Perhaps it's better to refer to these limits as a team's "data capacity", but fundamentally, we can define big data as:

The volume of data that cannot fit into RAM on a commodity computer (e.g. a typical office PC)
And/or the volume at which specialist tools and/or techniques are required to analyse that data

I think this is the practical definition, and it kills the buzz-word a bit. The scientific definition is somewhat more detailed.

Does it conform to the three/four/five V's?

This is what you'll see on most courses, lectures and whitepapers on the subject - and is a more science-based definition. Look to this infographic by IBM big data hub, content on Wikipedia, and many, many more articles and threads discussing this approach.

So, what are the 3-5 V's?

The four V's (three from Gartner, five from IBM - and matched by consultancies like McKinsey, EY, etc)

Volume (Gartner, IBM) - the scale of data. Typically this is presented with very large numbers - terabytes to petabytes of data, upwards of trillions of rows...
Velocity (Gartner, IBM) - the speed of data, or the pace at which it is now arriving, being captured and analysed
Variety (Gartner, IBM) - the diversity of data; from across structured, semi-structured and unstructured formats. Fed from social media, images, JSON files, etc
Veracity (IBM) - the certainty (or uncertainty) in data. Many of these new data sources may have poor quality, incompleteness - making analysis with fitted models incredibly challenging.
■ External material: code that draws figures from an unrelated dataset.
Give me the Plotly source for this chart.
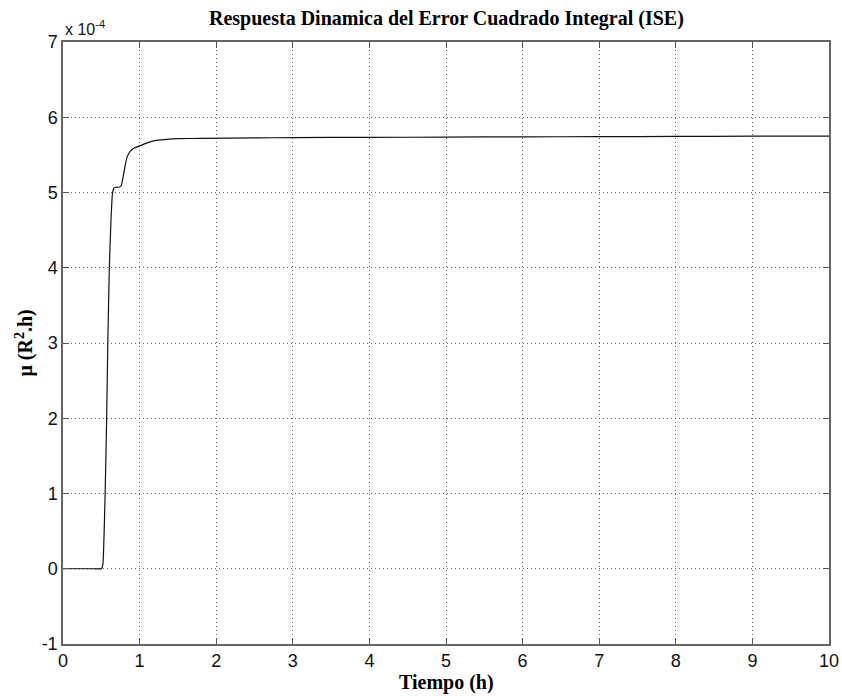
import plotly.graph_objects as go

# Time (h)
t = [0, 0.2, 0.4, 0.5, 0.52, 0.55, 0.57, 0.585, 0.605, 0.625, 0.645, 0.665, 0.69, 0.73, 0.76,
     0.78, 0.81, 0.84, 0.88, 0.93, 1.0, 1.1, 1.2, 1.35, 1.5, 1.8, 2.5, 3.0, 4.0, 5.0, 6.0, 7.0, 8.0, 9.0, 10.0]
# ISE in units of 1e-4
ise = [0, 0, 0, 0, 0.05, 1.0, 2.0, 3.0, 4.0, 4.6, 4.98, 5.06, 5.07, 5.07, 5.09,
       5.18, 5.35, 5.48, 5.55, 5.59, 5.62, 5.66, 5.69, 5.705, 5.715, 5.72, 5.725, 5.73, 5.733, 5.736, 5.74, 5.742, 5.745, 5.748, 5.75]

xticks = list(range(0, 11))
yticks = list(range(-1, 8))

fig = go.Figure()
fig.add_trace(go.Scatter(x=t, y=ise, mode="lines", line=dict(color="#111", width=1.2, shape="spline", smoothing=0.4),
                         showlegend=False, hoverinfo="skip"))

axcommon = dict(showgrid=True, gridcolor="#666", griddash="1px,3px", gridwidth=1,
                showline=True, linecolor="#666", linewidth=1.5, mirror="ticks",
                ticks="inside", ticklen=6, tickcolor="#555", zeroline=False, automargin=False,
                tickfont=dict(family="Liberation Sans, Arial", size=18, color="#111"))

fig.update_xaxes(range=[0, 10], tickvals=xticks, ticktext=[str(v) for v in xticks],
                 ticklabeloverflow="allow", **axcommon)
fig.update_yaxes(range=[-1, 7], tickvals=yticks, ticktext=[str(v) for v in yticks], **axcommon)

fig.update_layout(
    width=842, height=696,
    margin=dict(l=63, r=13, t=42, b=52),
    plot_bgcolor="white", paper_bgcolor="white",
    annotations=[
        dict(text="<b>Respuesta Dinamica del Error Cuadrado Integral (ISE)</b>", x=0.5, y=1, xref="paper", yref="paper",
             yanchor="bottom", yshift=10, showarrow=False, font=dict(family="Liberation Serif, Times New Roman", size=20, color="#000")),
        dict(text="x 10<sup>-4</sup>", x=0, y=1, xref="paper", yref="paper", xanchor="left", yanchor="bottom",
             xshift=0, yshift=2, showarrow=False, font=dict(family="Liberation Sans, Arial", size=16, color="#111")),
        dict(text="<b>Tiempo (h)</b>", x=0.5, y=0, xref="paper", yref="paper", yanchor="top", yshift=-25,
             showarrow=False, font=dict(family="Liberation Serif, Times New Roman", size=20, color="#000")),
        dict(text="<b>μ (R<sup>2</sup>.h)</b>", x=0, y=0.5, xref="paper", yref="paper", xanchor="right", xshift=-25,
             textangle=-90, showarrow=False, font=dict(family="Liberation Serif, Times New Roman", size=20, color="#000")),
    ],
)

fig.write_html("out.html")
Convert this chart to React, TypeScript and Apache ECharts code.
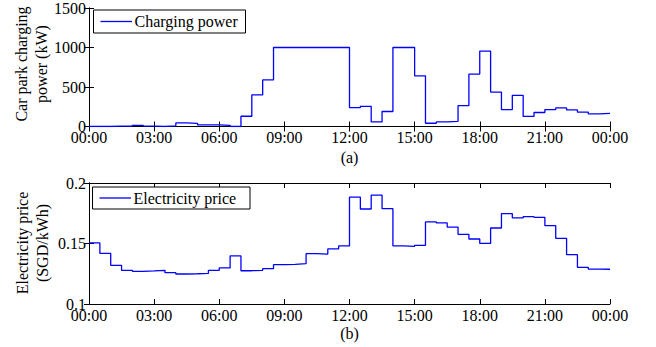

It also raises the question - what should we trust?
Value (IBM) - the ability to generate value through the insights gained from big data analysis. This isn't a core element of most definitions, but it's interesting to see it included as it implies there should be business value before investing in a big data solution

Some of the others V's that I've seen:

Variability - the velocity and veracity of data varies dramatically over time
Viability - likely linked to veracity and value
Visualisation - perhaps ease of analysis via comparative or time based analysis rather than hypothesis driven approaches?

Where to go next

It is likely to be quicker and easier to make large data sets accessible in traditional BI tools by providing slices of data from specialist tools like Impala (from Hadoop). The level of aggregation in the data passed to the BI tool is then dependent on capacity of the system, and the business appetite to use techniques like ODAG and live queries in production.

Other areas often associated with Big Data such as IOT and AI (or machine learning) will require different techniques to capture, process and present data back to users. Interestingly, a number of articles this year report the decline of tools like Hadoop, maturity of the big data term in organisations, and the use of streaming data.

2017/05/03 - EDIT: Here's another mid-2017 article which again mentions a decline in tools like Hadoop and a increase in migration to the cloud, which is very relevant to this post!

Also relevant is this week's Google Cloud Next event in London - I've been listening in and it has a huge focus on data engineering, data science, and machine learning in Google Cloud.